You record the following characteristics for 14 census tracts: total population (Pop), median years of schooling (School), total employment (Employ), employment in health services (Health), and median home value (Home). The data were obtained from [6], Table 8.2.

You perform principal components analysis to understand the underlying data structure. You use the correlation matrix to standardize the measurements because they are not measured with the same scale.

1    Open the worksheet EXH_MVAR.MTW.

2    Choose Stat > Multivariate > Principal Components.

3    In Variables, enter Pop-Home.

4    Under Type of Matrix, choose Correlation.

5    Click Graphs and check Scree plot and Outlier plot.

6    Click OK in each dialog box.

Session window output

Principal Component Analysis: Pop, School, Employ, Health, Home

 

 

Eigenanalysis of the Correlation Matrix

 

Eigenvalue  3.0289  1.2911  0.5725  0.0954  0.0121

Proportion   0.606   0.258   0.114   0.019   0.002

Cumulative   0.606   0.864   0.978   0.998   1.000

 

 

Variable     PC1     PC2     PC3     PC4     PC5

Pop        0.558   0.131  -0.008  -0.551   0.606

School     0.313   0.629   0.549   0.453  -0.007

Employ     0.568   0.004  -0.117  -0.268  -0.769

Health     0.487  -0.310  -0.455   0.648   0.201

Home      -0.174   0.701  -0.691  -0.015  -0.014

Graph window output  

Interpreting the results

The first principal component has variance (eigenvalue) 3.0289 and accounts for 60.6% of the total variance.
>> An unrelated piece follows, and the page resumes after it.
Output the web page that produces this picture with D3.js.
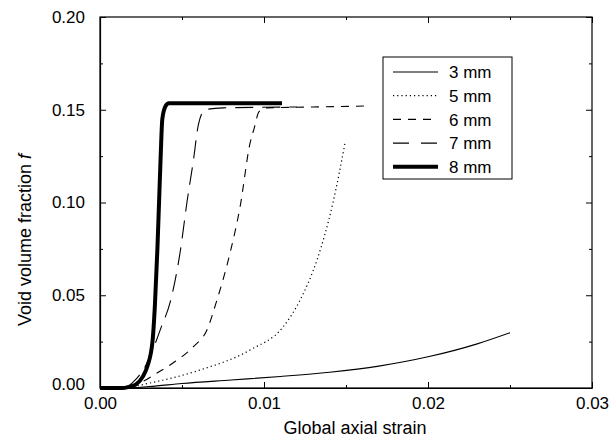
<!DOCTYPE html>
<meta charset="utf-8">
<body style="margin:0;background:#fff">
<script src="https://cdn.jsdelivr.net/npm/d3@7"></script>
<svg id="chart" width="611" height="442"></svg>
<script>
// strain values (x) and void volume fraction (y)
var s3 = [0, 0.0015, 0.003, 0.005, 0.008, 0.011, 0.014, 0.017, 0.020, 0.023, 0.025];
var f3 = [0, 0, 0.0008, 0.0024, 0.0043, 0.0062, 0.0085, 0.0118, 0.0168, 0.0238, 0.0298];

var s5 = [0, 0.0014, 0.0018, 0.00305, 0.0061, 0.00915, 0.01116, 0.0122, 0.01323, 0.0142, 0.01494];
var f5 = [0, 0, 0.0005, 0.0027, 0.0097, 0.0205, 0.0329, 0.0474, 0.069, 0.0997, 0.132];

var s6 = [0, 0.0014, 0.0017, 0.0025, 0.00348, 0.00445, 0.00567, 0.00652, 0.00713, 0.00793, 0.00854, 0.00915, 0.0094, 0.0097, 0.0102, 0.013, 0.0162];
var f6 = [0, 0, 0.0005, 0.003, 0.0081, 0.0135, 0.0221, 0.0313, 0.0474, 0.0728, 0.0976, 0.132, 0.140, 0.149, 0.151, 0.1515, 0.152];

var s7 = [0, 0.0015, 0.002, 0.0029, 0.0037, 0.0043, 0.0049, 0.0053, 0.0057, 0.006, 0.0064, 0.0075, 0.012];
var f7 = [0, 0, 0.003, 0.014, 0.032, 0.047, 0.074, 0.100, 0.123, 0.142, 0.150, 0.151, 0.1515];

var s8 = [0, 0.0014, 0.0017, 0.0022, 0.0026, 0.0029, 0.0032, 0.00335, 0.0035, 0.0036, 0.0037, 0.0038, 0.0040, 0.0042, 0.0111];
var f8 = [0, 0, 0.0005, 0.002, 0.006, 0.012, 0.025, 0.045, 0.075, 0.100, 0.125, 0.145, 0.152, 0.1535, 0.1535];

var seriesNames = ["3 mm", "5 mm", "6 mm", "7 mm", "8 mm"];
var xTicks = [0, 0.01, 0.02, 0.03];
var yTicks = [0, 0.05, 0.10, 0.15, 0.20];

var series = [
  {name: seriesNames[0], s: s3, f: f3, w: 1.1, dash: null},
  {name: seriesNames[1], s: s5, f: f5, w: 1.2, dash: "1.2,3"},
  {name: seriesNames[2], s: s6, f: f6, w: 1.1, dash: "8,7"},
  {name: seriesNames[3], s: s7, f: f7, w: 1.1, dash: "18,9"},
  {name: seriesNames[4], s: s8, f: f8, w: 4, dash: null}
];

var svg = d3.select("#chart");
var font = "'Liberation Sans', Arial, sans-serif";

var x = d3.scaleLinear().domain([0, 0.03]).range([100, 592]);
var y = d3.scaleLinear().domain([0, 0.20]).range([388, 17]);

var xMinor = d3.range(0.005, 0.03, 0.01);
var yMinor = d3.range(0.025, 0.2, 0.05);

// frame
svg.append("rect")
  .attr("x", x(0)).attr("y", y(0.2))
  .attr("width", x(0.03) - x(0)).attr("height", y(0) - y(0.2))
  .attr("fill", "none").attr("stroke", "#000").attr("stroke-width", 1.2);

// bottom and left axes, ticks inside
var xAxis = svg.append("g").attr("transform", "translate(0," + y(0) + ")")
  .call(d3.axisBottom(x).tickValues(xTicks).tickSizeInner(-6).tickSizeOuter(0).tickPadding(9)
    .tickFormat(d3.format(".2f")));
var yAxis = svg.append("g").attr("transform", "translate(" + x(0) + ",0)")
  .call(d3.axisLeft(y).tickValues(yTicks).tickSizeInner(-6).tickSizeOuter(0).tickPadding(15)
    .tickFormat(d3.format(".2f")));

// minor ticks and mirrored ticks on top / right
function bare(g) { g.select(".domain").remove(); }
svg.append("g").attr("transform", "translate(0," + y(0) + ")")
  .call(d3.axisBottom(x).tickValues(xMinor).tickSize(-3).tickFormat("")).call(bare);
svg.append("g").attr("transform", "translate(" + x(0) + ",0)")
  .call(d3.axisLeft(y).tickValues(yMinor).tickSize(-3).tickFormat("")).call(bare);
svg.append("g").attr("transform", "translate(0," + y(0.2) + ")")
  .call(d3.axisTop(x).tickValues(xTicks).tickSize(-6).tickFormat("")).call(bare);
svg.append("g").attr("transform", "translate(0," + y(0.2) + ")")
  .call(d3.axisTop(x).tickValues(xMinor).tickSize(-3).tickFormat("")).call(bare);
svg.append("g").attr("transform", "translate(" + x(0.03) + ",0)")
  .call(d3.axisRight(y).tickValues(yTicks).tickSize(-6).tickFormat("")).call(bare);
svg.append("g").attr("transform", "translate(" + x(0.03) + ",0)")
  .call(d3.axisRight(y).tickValues(yMinor).tickSize(-3).tickFormat("")).call(bare);

svg.selectAll(".tick text").attr("font-family", font).attr("font-size", 17).attr("fill", "#000");
svg.selectAll(".tick line").attr("stroke", "#000");
svg.selectAll(".domain").attr("stroke", "#000").attr("stroke-width", 1.2);
yAxis.selectAll(".tick text").attr("dy", "0.32em");
yAxis.selectAll(".tick text").filter(function(d) { return d === 0; }).attr("dy", "0.1em");

// curves
var line = d3.line()
  .x(function(d) { return x(d[0]); })
  .y(function(d) { return y(d[1]); })
  .curve(d3.curveMonotoneX);

series.forEach(function(ser) {
  var pts = ser.s.map(function(v, i) { return [v, ser.f[i]]; });
  svg.append("path")
    .datum(pts)
    .attr("d", line)
    .attr("fill", "none")
    .attr("stroke", "#000")
    .attr("stroke-width", ser.w)
    .attr("stroke-dasharray", ser.dash)
    .attr("stroke-linejoin", "round");
});

// legend
var lg = svg.append("g");
lg.append("rect").attr("x", 383).attr("y", 57).attr("width", 129).attr("height", 122)
  .attr("fill", "#fff").attr("stroke", "#000").attr("stroke-width", 1);
series.forEach(function(ser, i) {
  var yy = 72 + i * 23.7;
  lg.append("line").attr("x1", 393).attr("x2", 438).attr("y1", yy).attr("y2", yy)
    .attr("stroke", "#000").attr("stroke-width", ser.w)
    .attr("stroke-dasharray", ser.dash === "18,9" ? "16,12" : ser.dash);
  lg.append("text").attr("x", 449).attr("y", yy).attr("dy", "0.36em")
    .attr("font-family", font).attr("font-size", 17).text(ser.name);
});

// axis titles
svg.append("text")
  .attr("x", 355).attr("y", 434)
  .attr("text-anchor", "middle").attr("font-family", font).attr("font-size", 18)
  .text("Global axial strain");

var yt = svg.append("text")
  .attr("transform", "translate(31,240) rotate(-90)")
  .attr("text-anchor", "middle").attr("font-family", font).attr("font-size", 18);
yt.append("tspan").text("Void volume fraction ");
yt.append("tspan").attr("font-style", "italic").text("f");
</script>
</body>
The coefficients listed under PC1 show how to calculate the principal component scores:

PC1 = 0.558 Pop + 0.313 School + 0.568 Employ + 0.487 Health - 0.174 Home

It should be noted that the interpretation of the principal components is subjective, however, obvious patterns emerge quite often. For instance, one could think of the first principal component as representing an overall population size, level of schooling, employment level, and employment in health services effect, because the coefficients of these terms have the same sign and are not close to zero.

The second principal component has variance 1.2911 and accounts for 25.8% of the data variability. It is calculated from the original data using the coefficients listed under PC2. This component could be thought of as contrasting level of schooling and home value with health employment to some extent.

Together, the first two and the first three principal components represent 86.4% and 97.8%, respectively, of the total variability. Thus, most of the data structure can be captured in two or three underlying dimensions. The remaining principal components account for a very small proportion of the variability and are probably unimportant. The Scree plot provides this information visually.

It is important to check for outliers because they can significantly influence your results. The outlier plot displays Mahalanobis distances for each observation in your worksheet. Points that fall above the y-axis reference line are outliers. There do not appear to be any outliers in the census data.